Retype the whole listing verbatim and keep the pictures out of it.

^^^^^^^^

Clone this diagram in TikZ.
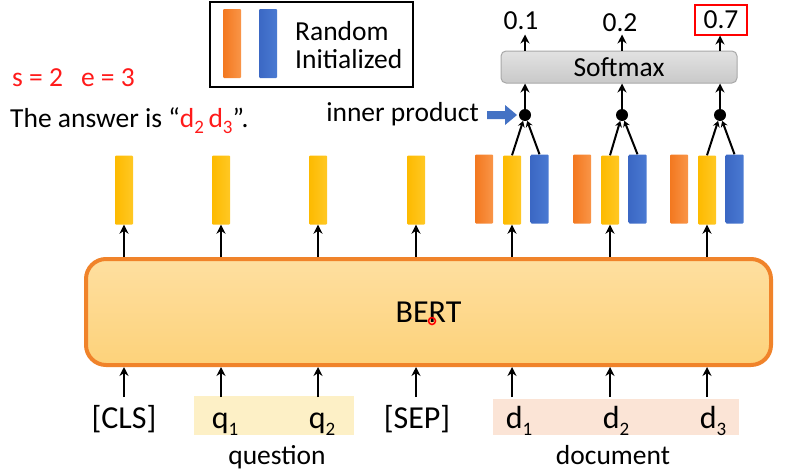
\documentclass[tikz,border=0pt]{standalone}
\usepackage{fontspec}
\setmainfont{Carlito}
\usetikzlibrary{arrows.meta}
\definecolor{bOrangeL}{HTML}{F3781F}
\definecolor{bOrangeR}{HTML}{F99548}
\definecolor{bYellowL}{HTML}{FDBA00}
\definecolor{bYellowR}{HTML}{FFC824}
\definecolor{bBlueL}{HTML}{3B68C4}
\definecolor{bBlueR}{HTML}{4A7AD2}
\definecolor{bertTop}{HTML}{FEDFA0}
\definecolor{bertBot}{HTML}{FDD27A}
\definecolor{bertLine}{HTML}{F0832A}
\definecolor{smTop}{HTML}{E2E2E2}
\definecolor{smBot}{HTML}{C9C9C9}
\definecolor{smLine}{HTML}{A8A8A8}
\definecolor{qFill}{HTML}{FDF0C6}
\definecolor{dFill}{HTML}{FBE4D6}
\definecolor{ipBlue}{HTML}{4472C4}
\definecolor{txtRed}{HTML}{FF1A1A}
\newcommand\sbs[1]{\raisebox{-0.22em}{\fontsize{19}{19}\selectfont #1}}
\newcommand\fbig{\fontsize{32}{34}\selectfont}
\newcommand\fmid{\fontsize{27.5}{30}\selectfont}
\begin{document}
\begin{tikzpicture}[x=1pt,y=-1pt,
  bar/.style={minimum width=18pt,minimum height=69pt,inner sep=0pt,rounded corners=1pt},
  ybar/.style={bar,left color=bYellowL,right color=bYellowR},
  obar/.style={bar,left color=bOrangeL,right color=bOrangeR},
  bbar/.style={bar,left color=bBlueL,right color=bBlueR},
  arr/.style={line width=2.7pt,-{Stealth[length=9pt,width=9pt]}},
  conn/.style={line width=2pt,-{Stealth[length=6pt,width=7pt]}},
  dotnode/.style={circle,fill=black,minimum size=12pt,inner sep=0pt},
  tok/.style={inner sep=0pt,anchor=base,font=\fbig},
  lbl/.style={inner sep=0pt,anchor=base,font=\fmid},
]
\useasboundingbox (0,0) rectangle (799,471);

% legend
\node[draw=black,line width=2pt,minimum width=203pt,minimum height=85pt,inner sep=0pt] (legend) at (311.5,44.5) {};
\node[obar] (legO) at (232,43.5) {};
\node[bbar] (legB) at (268,43.5) {};
\node[lbl,anchor=base west] (legT1) at (295,40) {Random};
\node[lbl,anchor=base west] (legT2) at (295,68) {Initialized};

% left texts
\node[lbl,anchor=base west,text=txtRed] (se) at (12,86) {s = 2\hspace{18pt}e = 3};
\node[lbl,anchor=base west] (ans) at (10,127) {The answer is “\textcolor{txtRed}{d\sbs{2}\,d\sbs{3}}”.};

% highlight boxes
\fill[qFill] (194,396) rectangle (354,435);
\fill[dFill] (493,399) rectangle (739,435);

% BERT
\node[draw=bertLine,line width=4pt,rounded corners=20pt,top color=bertTop,bottom color=bertBot,
  minimum width=685pt,minimum height=106pt,inner sep=0pt,font=\fbig] (bert) at (428.5,312) {BERT};
\node[circle,draw=red,line width=1.5pt,minimum size=7pt,inner sep=0pt] (laser) at (432,321) {};

% tokens
\node[tok] (t1) at (124,428) {[CLS]};
\node[tok] (t2) at (225,428) {q\sbs{1}};
\node[tok] (t3) at (322,428) {q\sbs{2}};
\node[tok] (t4) at (417,428) {[SEP]};
\node[tok] (t5) at (519,428) {d\sbs{1}};
\node[tok] (t6) at (616,428) {d\sbs{2}};
\node[tok] (t7) at (713,428) {d\sbs{3}};
\node[lbl] (qlab) at (277,464) {question};
\node[lbl] (dlab) at (613,464) {document};

\foreach \i/\x in {1/124,2/221,3/318,4/416,5/512,6/610,7/707}{
  \coordinate (in\i) at (\x,397);
  \draw[arr] (in\i) -- (in\i |- bert.south);
  \node[ybar] (y\i) at (\x,190) {};
  \draw[arr] (y\i |- bert.north) -- (y\i.south);
}

% orange and blue bars
\foreach \i/\x in {5/512,6/610,7/707}{
  \node[obar] (o\i) at (\x-28,189) {};
  \node[bbar] (b\i) at (\x+27.5,189) {};
}

% softmax
\node[draw=smLine,line width=1pt,rounded corners=5pt,top color=smTop,bottom color=smBot,
  minimum width=236pt,minimum height=32pt,inner sep=0pt,font=\fmid] (sm) at (619,67) {Softmax};

% dots
\node[dotnode] (d5) at (525,115) {};
\node[dotnode] (d6) at (622,115) {};
\node[dotnode] (d7) at (720,115) {};

% outputs
\node[lbl] (p5) at (521,29) {0.1};
\node[lbl] (p6) at (620,31) {0.2};
\node[draw=red,line width=2pt,minimum width=52pt,minimum height=30pt,inner sep=0pt,font=\fmid] (p7) at (721,19.5) {0.7};

\foreach \i in {5,6,7}{
  \draw[conn] (y\i.north) -- (d\i);
  \draw[conn] (b\i.north) -- (d\i);
  \draw[arr] (d\i) -- (d\i |- sm.south);
}
\draw[arr] (sm.north -| d5) -- ++(0,-16);
\draw[arr] (sm.north -| d6) -- ++(0,-16);
\draw[arr] (sm.north -| d7) -- (d7 |- p7.south);

% inner product label
\node[lbl,anchor=base east] (ip) at (479,121) {inner product};
\fill[ipBlue] (487,111) -- (505,111) -- (505,105) -- (517,115) -- (505,125) -- (505,119) -- (487,119) -- cycle;
\end{tikzpicture}
\end{document}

^^^^^^^^

» Final result
Clone this diagram in TikZ.
\documentclass[tikz,border=0pt]{standalone}
\usepackage{fontspec}
\setmainfont{Carlito}
\usetikzlibrary{arrows.meta}
\definecolor{bOrangeL}{HTML}{F3781F}
\definecolor{bOrangeR}{HTML}{F99548}
\definecolor{bYellowL}{HTML}{FDBA00}
\definecolor{bYellowR}{HTML}{FFC824}
\definecolor{bBlueL}{HTML}{3B68C4}
\definecolor{bBlueR}{HTML}{4A7AD2}
\definecolor{bertTop}{HTML}{FEDFA0}
\definecolor{bertBot}{HTML}{FDD27A}
\definecolor{bertLine}{HTML}{F0832A}
\definecolor{smTop}{HTML}{E2E2E2}
\definecolor{smBot}{HTML}{C9C9C9}
\definecolor{smLine}{HTML}{A8A8A8}
\definecolor{qFill}{HTML}{FDF0C6}
\definecolor{dFill}{HTML}{FBE4D6}
\definecolor{ipBlue}{HTML}{4472C4}
\definecolor{txtRed}{HTML}{FF1A1A}
\newcommand\sbs[1]{\raisebox{-0.22em}{\fontsize{19}{19}\selectfont #1}}
\newcommand\fbig{\fontsize{32}{34}\selectfont}
\newcommand\fmid{\fontsize{27.5}{30}\selectfont}
\begin{document}
\begin{tikzpicture}[x=1pt,y=-1pt,
  bar/.style={minimum width=18pt,minimum height=69pt,inner sep=0pt,rounded corners=1pt},
  ybar/.style={bar,left color=bYellowL,right color=bYellowR},
  obar/.style={bar,left color=bOrangeL,right color=bOrangeR},
  bbar/.style={bar,left color=bBlueL,right color=bBlueR},
  arr/.style={line width=2.7pt,-{Stealth[length=9pt,width=9pt]}},
  conn/.style={line width=2pt,-{Stealth[length=6pt,width=7pt]}},
  dotnode/.style={circle,fill=black,minimum size=12pt,inner sep=0pt},
  tok/.style={inner sep=0pt,anchor=base,font=\fbig},
  lbl/.style={inner sep=0pt,anchor=base,font=\fmid},
]
\useasboundingbox (0,0) rectangle (799,471);

% legend
\node[draw=black,line width=2pt,minimum width=203pt,minimum height=85pt,inner sep=0pt] (legend) at (311.5,44.5) {};
\node[obar] (legO) at (232,43.5) {};
\node[bbar] (legB) at (268,43.5) {};
\node[lbl,anchor=base west] (legT1) at (295,40) {Random};
\node[lbl,anchor=base west] (legT2) at (295,68) {Initialized};

% left texts
\node[lbl,anchor=base west,text=txtRed] (se) at (12,86) {s = 2\hspace{18pt}e = 3};
\node[lbl,anchor=base west] (ans) at (10,127) {The answer is “\textcolor{txtRed}{d\sbs{2}\,d\sbs{3}}”.};

% highlight boxes
\fill[qFill] (194,396) rectangle (354,435);
\fill[dFill] (493,399) rectangle (739,435);

% BERT
\node[draw=bertLine,line width=4pt,rounded corners=20pt,top color=bertTop,bottom color=bertBot,
  minimum width=685pt,minimum height=106pt,inner sep=0pt,font=\fbig] (bert) at (428.5,312) {BERT};
\node[circle,draw=red,line width=1.5pt,minimum size=7pt,inner sep=0pt] (laser) at (432,321) {};

% tokens
\node[tok] (t1) at (124,428) {[CLS]};
\node[tok] (t2) at (225,428) {q\sbs{1}};
\node[tok] (t3) at (322,428) {q\sbs{2}};
\node[tok] (t4) at (417,428) {[SEP]};
\node[tok] (t5) at (519,428) {d\sbs{1}};
\node[tok] (t6) at (616,428) {d\sbs{2}};
\node[tok] (t7) at (713,428) {d\sbs{3}};
\node[lbl] (qlab) at (277,464) {question};
\node[lbl] (dlab) at (613,464) {document};

\foreach \i/\x in {1/124,2/221,3/318,4/416,5/512,6/610,7/707}{
  \coordinate (in\i) at (\x,397);
  \draw[arr] (in\i) -- (in\i |- bert.south);
  \node[ybar] (y\i) at (\x,190) {};
  \draw[arr] (y\i |- bert.north) -- (y\i.south);
}

% orange and blue bars
\foreach \i/\x in {5/512,6/610,7/707}{
  \node[obar] (o\i) at (\x-28,189) {};
  \node[bbar] (b\i) at (\x+27.5,189) {};
}

% softmax
\node[draw=smLine,line width=1pt,rounded corners=5pt,top color=smTop,bottom color=smBot,
  minimum width=236pt,minimum height=32pt,inner sep=0pt,font=\fmid] (sm) at (619,67) {Softmax};

% dots
\node[dotnode] (d5) at (525,115) {};
\node[dotnode] (d6) at (622,115) {};
\node[dotnode] (d7) at (720,115) {};

% outputs
\node[lbl] (p5) at (521,29) {0.1};
\node[lbl] (p6) at (620,31) {0.2};
\node[draw=red,line width=2pt,minimum width=52pt,minimum height=30pt,inner sep=0pt,font=\fmid] (p7) at (721,19.5) {0.7};

\foreach \i in {5,6,7}{
  \draw[conn] (y\i.north) -- (d\i);
  \draw[conn] (b\i.north) -- (d\i);
  \draw[arr] (d\i) -- (d\i |- sm.south);
}
\draw[arr] (sm.north -| d5) -- ++(0,-16);
\draw[arr] (sm.north -| d6) -- ++(0,-16);
\draw[arr] (sm.north -| d7) -- (d7 |- p7.south);

% inner product label
\node[lbl,anchor=base east] (ip) at (479,121) {inner product};
\fill[ipBlue] (487,111) -- (505,111) -- (505,105) -- (517,115) -- (505,125) -- (505,119) -- (487,119) -- cycle;
\end{tikzpicture}
\end{document}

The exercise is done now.